● **What this task involves**
Reproduce exactly the lines below, from the first one through the line containing "from matplotlib.lines import Line2D", and omit any pictures.

* Start Material *

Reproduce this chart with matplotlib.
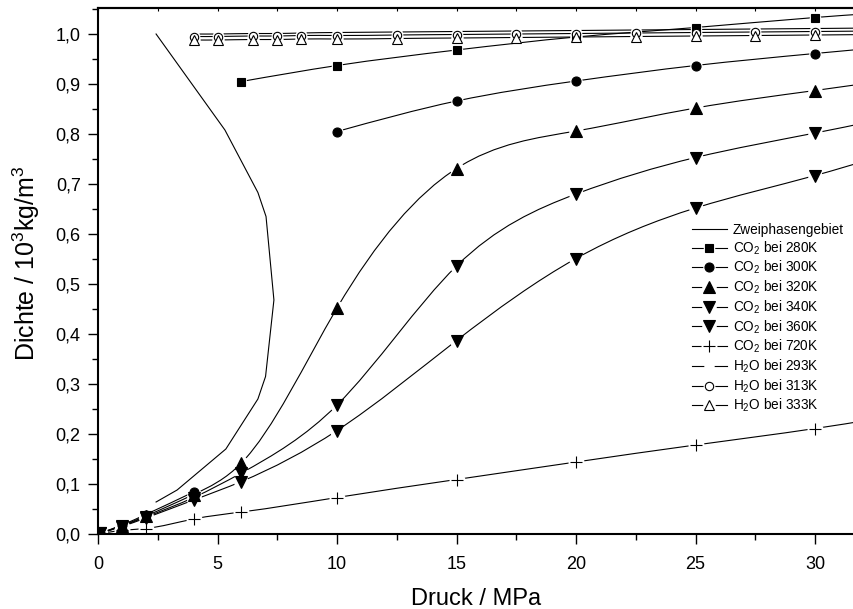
import numpy as np
import matplotlib
matplotlib.use("Agg")
import matplotlib.pyplot as plt
from matplotlib.ticker import MultipleLocator, FuncFormatter
from matplotlib.path import Path
from matplotlib.patches import PathPatch
from matplotlib.lines import Line2D

plt.rcParams['font.family'] = ['Liberation Sans', 'DejaVu Sans']
plt.rcParams['mathtext.fontset'] = 'custom'
plt.rcParams['mathtext.rm'] = 'Liberation Sans'
plt.rcParams['mathtext.it'] = 'Liberation Sans:italic'
plt.rcParams['mathtext.bf'] = 'Liberation Sans:bold'

nan = np.nan

# two-phase boundary of CO2 (liquid branch -> critical point -> vapour branch)
zw_p = [2.43, 5.31, 6.69, 7.03, 7.36, 7.01, 6.69, 5.35, 3.31, 2.43]
zw_rho = [1.000, 0.808, 0.683, 0.635, 0.468, 0.315, 0.270, 0.170, 0.088, 0.064]

# CO2 isotherms, density in 10^3 kg/m^3
p_co2 = [0.1, 1, 2, 4, 6, 10, 15, 20, 25, 30, 35]
co2_280 = [nan, nan, nan, nan, 0.905, 0.937, 0.968, 0.994, 1.013, 1.033, 1.049]
co2_300 = [0.0018, 0.018, 0.039, 0.084, nan, 0.805, 0.866, 0.906, 0.937, 0.961, 0.983]
co2_320 = [0.0017, 0.017, 0.036, 0.079, 0.142, 0.452, 0.731, 0.806, 0.852, 0.887, 0.921]
co2_340 = [0.0016, 0.016, 0.034, 0.073, 0.122, 0.258, 0.536, 0.680, 0.753, 0.802, 0.852]
co2_360 = [0.0015, 0.015, 0.032, 0.068, 0.105, 0.207, 0.387, 0.551, 0.652, 0.717, 0.790]
co2_720 = [0.0007, 0.0073, 0.011, 0.030, 0.044, 0.073, 0.109, 0.144, 0.178, 0.211, 0.250]

# water isotherms
p_h2o = [4, 5, 6.5, 7.5, 8.5, 10, 12.5, 15, 17.5, 20, 22.5, 25, 27.5, 30, 35]
h2o_293 = [1.000, 1.000, 1.001, 1.001, 1.002, 1.003, 1.004, 1.005, 1.006, 1.007, 1.008, 1.009, 1.010, 1.011, 1.013]
h2o_313 = [0.995, 0.995, 0.996, 0.996, 0.997, 0.997, 0.998, 0.999, 1.000, 1.001, 1.002, 1.003, 1.004, 1.005, 1.007]
h2o_333 = [0.988, 0.988, 0.989, 0.989, 0.990, 0.990, 0.991, 0.992, 0.993, 0.994, 0.995, 0.996, 0.997, 0.998, 1.000]


def natural_slopes(xs, ys):
    # end slopes of each interval of a natural cubic spline
    n = len(xs)
    h = np.diff(xs)
    d = np.diff(ys) / h
    M = np.zeros(n)
    if n > 2:
        A = np.zeros((n - 2, n - 2))
        r = 6 * (d[1:] - d[:-1])
        for i in range(n - 2):
            A[i, i] = 2 * (h[i] + h[i + 1])
            if i > 0:
                A[i, i - 1] = h[i]
            if i < n - 3:
                A[i, i + 1] = h[i + 1]
        M[1:-1] = np.linalg.solve(A, r)
    m0 = d - h * (2 * M[:-1] + M[1:]) / 6
    m1 = d + h * (M[:-1] + 2 * M[1:]) / 6
    return m0, m1


def spline_path(x, y):
    # smooth curve through the points, split at missing values
    x = np.asarray(x, float)
    y = np.asarray(y, float)
    verts, codes = [], []
    ok = ~np.isnan(y)
    start = 0
    while start < len(x):
        if not ok[start]:
            start += 1
            continue
        end = start
        while end + 1 < len(x) and ok[end + 1]:
            end += 1
        xs, ys = x[start:end + 1], y[start:end + 1]
        if len(xs) > 1:
            m0, m1 = natural_slopes(xs, ys)
            verts.append((xs[0], ys[0]))
            codes.append(Path.MOVETO)
            for i in range(len(xs) - 1):
                h = (xs[i + 1] - xs[i]) / 3
                verts += [(xs[i] + h, ys[i] + m0[i] * h),
                          (xs[i + 1] - h, ys[i + 1] - m1[i] * h),
                          (xs[i + 1], ys[i + 1])]
                codes += [Path.CURVE4] * 3
        start = end + 1
    return Path(verts, codes)


def draw_series(ax, x, y, marker, ms, fill, z):
    # smooth line, white gap around the symbols, then the symbols on top
    ax.add_patch(PathPatch(spline_path(x, y), fill=False, ec='black',
                           lw=0.8, zorder=1))
    line = Line2D([], [], color='black', lw=0.8)
    gap, = ax.plot(x, y, ls='none', marker='o', ms=ms + 2.5,
                   mfc='white', mec='white', mew=0, zorder=2)
    if marker is None:
        return (line, gap)
    sym, = ax.plot(x, y, ls='none', marker=marker, ms=ms, mfc=fill,
                   mec='black', mew=0.8, zorder=z)
    return (line, gap, sym)


fig = plt.figure(figsize=(8.54, 6.09), dpi=100)
ax = fig.add_axes([98 / 854, 75 / 609, 1 - 98 / 854, 526 / 609])

zw_line, = ax.plot(zw_p, zw_rho, color='black', lw=0.8, zorder=1)

handles = [zw_line]
handles.append(draw_series(ax, p_co2, co2_280, 's', 5.8, 'black', 3))
handles.append(draw_series(ax, p_co2, co2_300, 'o', 6.5, 'black', 4))
handles.append(draw_series(ax, p_co2, co2_320, '^', 8, 'black', 5))
handles.append(draw_series(ax, p_co2, co2_340, 'v', 8, 'black', 6))
handles.append(draw_series(ax, p_co2, co2_360, 'v', 8, 'black', 7))
handles.append(draw_series(ax, p_co2, co2_720, '+', 9, 'black', 8))
handles.append(draw_series(ax, p_h2o, h2o_293, None, 5, 'white', 9))
handles.append(draw_series(ax, p_h2o, h2o_313, 'o', 6, 'white', 10))
handles.append(draw_series(ax, p_h2o, h2o_333, '^', 6.5, 'white', 11))

labels = ['Zweiphasengebiet',
          'CO$_2$ bei 280K', 'CO$_2$ bei 300K', 'CO$_2$ bei 320K',
          'CO$_2$ bei 340K', 'CO$_2$ bei 360K', 'CO$_2$ bei 720K',
          'H$_2$O bei 293K', 'H$_2$O bei 313K', 'H$_2$O bei 333K']

ax.legend(handles, labels, loc='upper left', numpoints=1,
          bbox_to_anchor=(692 / 854, 1 - 223 / 609),
          bbox_transform=fig.transFigure, frameon=False, fontsize=9.8,
          handlelength=2.55, handletextpad=0.45, labelspacing=0.17,
          borderpad=0, borderaxespad=0)

ax.set_xlim(0, 31.63)
ax.set_ylim(0, 1.052)

ax.xaxis.set_major_locator(MultipleLocator(5))
ax.xaxis.set_minor_locator(MultipleLocator(2.5))
ax.yaxis.set_major_locator(MultipleLocator(0.1))
ax.yaxis.set_minor_locator(MultipleLocator(0.05))
ax.yaxis.set_major_formatter(FuncFormatter(lambda v, pos: f"{v:.1f}".replace('.', ',')))

ax.tick_params(which='major', direction='out', length=7.5, width=1.0,
               labelsize=13, pad=5)
ax.tick_params(which='minor', direction='out', length=4.5, width=1.0)
ax.tick_params(axis='x', which='major', pad=8)

for side in ['left', 'bottom', 'top']:
    ax.spines[side].set_linewidth(1.5)
ax.spines['right'].set_visible(False)

top = ax.secondary_xaxis('top')
top.xaxis.set_major_locator(MultipleLocator(2.5))
top.tick_params(direction='in', length=2.5, width=0.8, labeltop=False)
top.spines['top'].set_linewidth(1.5)

ax.set_xlabel('Druck / MPa', fontsize=17, labelpad=11)
ax.set_ylabel('Dichte / 10$^3$kg/m$^3$', fontsize=18)
ax.yaxis.set_label_coords(-0.074, 0.515)

fig.savefig('out.png', dpi=100)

* End Material *

● **Output of the exercise**
Reproduce this chart with matplotlib.
import numpy as np
import matplotlib
matplotlib.use("Agg")
import matplotlib.pyplot as plt
from matplotlib.ticker import MultipleLocator, FuncFormatter
from matplotlib.path import Path
from matplotlib.patches import PathPatch
from matplotlib.lines import Line2D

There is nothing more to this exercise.